▶ WORK INSTRUCTIONS
Produce a word-for-word copy of the listing below without its pictures.

▶ SOURCE EXCERPT
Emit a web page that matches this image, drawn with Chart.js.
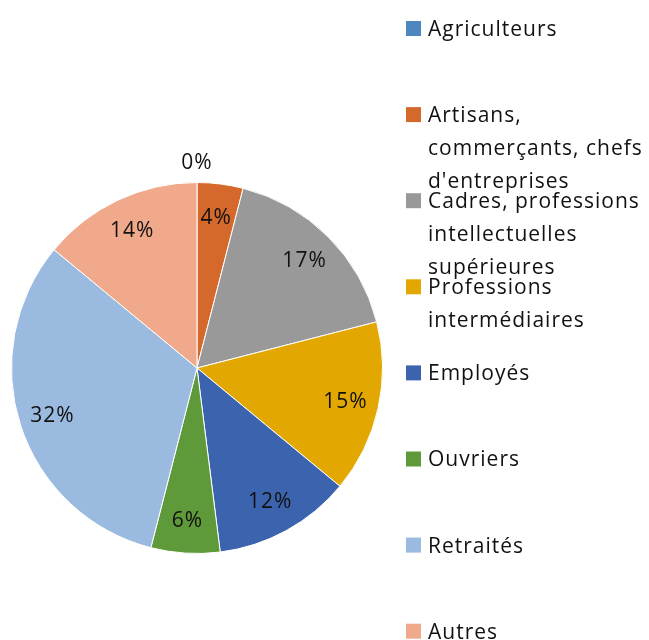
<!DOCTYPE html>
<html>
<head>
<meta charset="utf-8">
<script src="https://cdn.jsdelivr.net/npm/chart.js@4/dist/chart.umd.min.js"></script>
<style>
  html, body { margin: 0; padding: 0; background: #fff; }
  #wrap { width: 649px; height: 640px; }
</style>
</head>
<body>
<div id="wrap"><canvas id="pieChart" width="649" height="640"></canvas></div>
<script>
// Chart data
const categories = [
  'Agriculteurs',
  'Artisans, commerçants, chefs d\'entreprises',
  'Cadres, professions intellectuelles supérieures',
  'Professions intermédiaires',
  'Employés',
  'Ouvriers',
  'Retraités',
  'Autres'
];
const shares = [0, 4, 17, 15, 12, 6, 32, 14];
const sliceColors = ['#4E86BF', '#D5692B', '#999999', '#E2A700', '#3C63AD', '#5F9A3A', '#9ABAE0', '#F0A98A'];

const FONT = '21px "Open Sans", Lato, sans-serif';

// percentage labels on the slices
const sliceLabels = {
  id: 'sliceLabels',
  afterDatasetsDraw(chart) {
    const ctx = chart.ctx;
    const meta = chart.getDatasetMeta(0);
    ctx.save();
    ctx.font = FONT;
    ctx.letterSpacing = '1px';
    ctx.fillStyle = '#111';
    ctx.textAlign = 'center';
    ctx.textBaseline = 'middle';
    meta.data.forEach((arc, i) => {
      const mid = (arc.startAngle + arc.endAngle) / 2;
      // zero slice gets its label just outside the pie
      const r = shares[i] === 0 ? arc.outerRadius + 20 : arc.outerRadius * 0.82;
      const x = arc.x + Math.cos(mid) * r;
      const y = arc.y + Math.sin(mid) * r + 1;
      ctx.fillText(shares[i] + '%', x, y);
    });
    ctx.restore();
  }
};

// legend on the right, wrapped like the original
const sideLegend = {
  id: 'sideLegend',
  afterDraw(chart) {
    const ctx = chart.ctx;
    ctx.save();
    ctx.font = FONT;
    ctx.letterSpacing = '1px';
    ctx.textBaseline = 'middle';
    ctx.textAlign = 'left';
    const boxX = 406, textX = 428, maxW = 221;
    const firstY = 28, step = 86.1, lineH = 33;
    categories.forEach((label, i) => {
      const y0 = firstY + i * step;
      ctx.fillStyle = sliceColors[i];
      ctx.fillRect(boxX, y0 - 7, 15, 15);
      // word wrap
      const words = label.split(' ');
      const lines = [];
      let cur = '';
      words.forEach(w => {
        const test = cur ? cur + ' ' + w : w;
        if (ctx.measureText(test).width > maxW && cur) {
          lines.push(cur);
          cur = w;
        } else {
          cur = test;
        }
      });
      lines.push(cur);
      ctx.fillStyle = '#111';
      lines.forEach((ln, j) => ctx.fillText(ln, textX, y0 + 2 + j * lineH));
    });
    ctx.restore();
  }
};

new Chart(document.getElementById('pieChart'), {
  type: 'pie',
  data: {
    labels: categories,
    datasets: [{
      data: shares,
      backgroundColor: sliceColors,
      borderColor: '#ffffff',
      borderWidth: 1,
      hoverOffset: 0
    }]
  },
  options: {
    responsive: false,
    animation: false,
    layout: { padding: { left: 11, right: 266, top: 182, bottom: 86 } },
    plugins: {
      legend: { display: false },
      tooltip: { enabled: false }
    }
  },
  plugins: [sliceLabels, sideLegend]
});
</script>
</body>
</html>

▶ TASK ANSWER
Emit a web page that matches this image, drawn with Chart.js.
<!DOCTYPE html>
<html>
<head>
<meta charset="utf-8">
<script src="https://cdn.jsdelivr.net/npm/chart.js@4/dist/chart.umd.min.js"></script>
<style>
  html, body { margin: 0; padding: 0; background: #fff; }
  #wrap { width: 649px; height: 640px; }
</style>
</head>
<body>
<div id="wrap"><canvas id="pieChart" width="649" height="640"></canvas></div>
<script>
// Chart data
const categories = [
  'Agriculteurs',
  'Artisans, commerçants, chefs d\'entreprises',
  'Cadres, professions intellectuelles supérieures',
  'Professions intermédiaires',
  'Employés',
  'Ouvriers',
  'Retraités',
  'Autres'
];
const shares = [0, 4, 17, 15, 12, 6, 32, 14];
const sliceColors = ['#4E86BF', '#D5692B', '#999999', '#E2A700', '#3C63AD', '#5F9A3A', '#9ABAE0', '#F0A98A'];

const FONT = '21px "Open Sans", Lato, sans-serif';

// percentage labels on the slices
const sliceLabels = {
  id: 'sliceLabels',
  afterDatasetsDraw(chart) {
    const ctx = chart.ctx;
    const meta = chart.getDatasetMeta(0);
    ctx.save();
    ctx.font = FONT;
    ctx.letterSpacing = '1px';
    ctx.fillStyle = '#111';
    ctx.textAlign = 'center';
    ctx.textBaseline = 'middle';
    meta.data.forEach((arc, i) => {
      const mid = (arc.startAngle + arc.endAngle) / 2;
      // zero slice gets its label just outside the pie
      const r = shares[i] === 0 ? arc.outerRadius + 20 : arc.outerRadius * 0.82;
      const x = arc.x + Math.cos(mid) * r;
      const y = arc.y + Math.sin(mid) * r + 1;
      ctx.fillText(shares[i] + '%', x, y);
    });
    ctx.restore();
  }
};

// legend on the right, wrapped like the original
const sideLegend = {
  id: 'sideLegend',
  afterDraw(chart) {
    const ctx = chart.ctx;
    ctx.save();
    ctx.font = FONT;
    ctx.letterSpacing = '1px';
    ctx.textBaseline = 'middle';
    ctx.textAlign = 'left';
    const boxX = 406, textX = 428, maxW = 221;
    const firstY = 28, step = 86.1, lineH = 33;
    categories.forEach((label, i) => {
      const y0 = firstY + i * step;
      ctx.fillStyle = sliceColors[i];
      ctx.fillRect(boxX, y0 - 7, 15, 15);
      // word wrap
      const words = label.split(' ');
      const lines = [];
      let cur = '';
      words.forEach(w => {
        const test = cur ? cur + ' ' + w : w;
        if (ctx.measureText(test).width > maxW && cur) {
          lines.push(cur);
          cur = w;
        } else {
          cur = test;
        }
      });
      lines.push(cur);
      ctx.fillStyle = '#111';
      lines.forEach((ln, j) => ctx.fillText(ln, textX, y0 + 2 + j * lineH));
    });
    ctx.restore();
  }
};

new Chart(document.getElementById('pieChart'), {
  type: 'pie',
  data: {
    labels: categories,
    datasets: [{
      data: shares,
      backgroundColor: sliceColors,
      borderColor: '#ffffff',
      borderWidth: 1,
      hoverOffset: 0
    }]
  },
  options: {
    responsive: false,
    animation: false,
    layout: { padding: { left: 11, right: 266, top: 182, bottom: 86 } },
    plugins: {
      legend: { display: false },
      tooltip: { enabled: false }
    }
  },
  plugins: [sliceLabels, sideLegend]
});
</script>
</body>
</html>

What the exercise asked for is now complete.